The National Development Plan, Vision 2030, is quite clear about its ambitions for entrepreneurship in South Africa. It is right that it should be so given that the National Planning Commission estimates that 11 million jobs have to be created in the next 20 years if the country is to reach full employment of the economically active population. And as the plan acknowledges, new jobs tend to come from the entry of new firms into the market and the expansion of such firms. Old, established firms don’t create as much net new jobs. Small and expanding firms are expected to create 90% of new jobs.

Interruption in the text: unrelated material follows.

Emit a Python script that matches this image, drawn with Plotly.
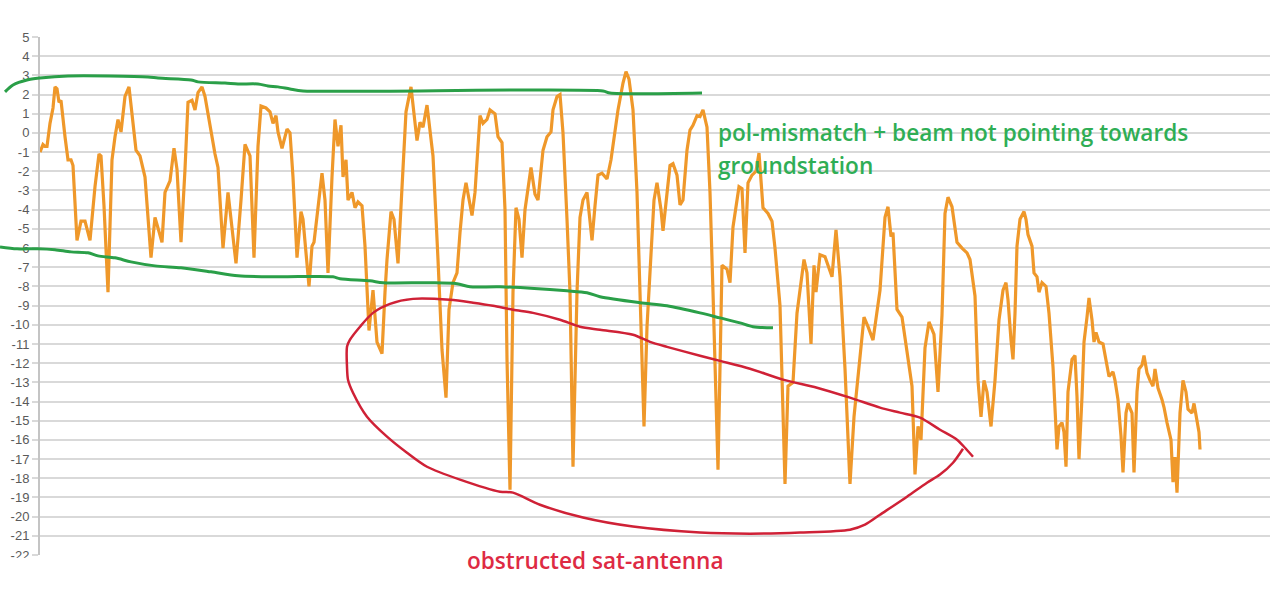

The National Planning Commission’s channel on YouTube (cool animation technique)
The Plan
Various themes emerge from the Plan’s chapter on Economy and Employment. These themes present a challenge to the private sector (and particularly to entrepreneurs I would say) to produce innovative products and services that will unlock growth in the economy. Below are some of these themes with top of the mind ideas about what I think areas of opportunity for the private sector might be:
– Lowering costs of production: developing local inputs for key industries such as mining and retail, using lower cost (and hopefully labour intensive) technologies
– Lowering costs faced by poor households: new ways of distributing products and services to poor areas (developing affordable “last mile” distribution solutions for healthcare, daily groceries etc.), organising households to aggregate their buying power, bringing poor households into the internet economy
– Community based production in areas such as house-building, small scale agriculture
– Enabling access to finance for small and expanding firms: risk mitigation plays that make the extension of financial services possible to new borrowers
– Enabling access to markets for small and expanding firms: the business advisory space seems to be dying for skilled consultants and advisors, innovate curriculums for business training, institutions that co-ordinate activities across value chains and help new businesses to crack into mature corporate and public sector supply chains
– Developing regional supply chains: this applies to many value propositions that could be extended to serve the regional market, thus realising economies of scale and revenue growth. However, dealing with multiple regimes is always a challenge in SADC.
– Labour matching services to reduce the costs of employment searches for the unemployed and preparing applicants for the labour market: this calls for a new philosophy towards staffing solutions at the low income end of the market, with a move away from commoditised, short term placements to solutions that are socially innovative and meet the specific needs of companies and individuals.
Reading the plan, I find I am filled with optimism about the opportunities that exist to build a new economy that is better oriented to the needs and the realities of the majority of the population. What remains to be seen is whether and how the “social partners” – business, labour and government will fall behind this plan to make a more prosperous nation a reality.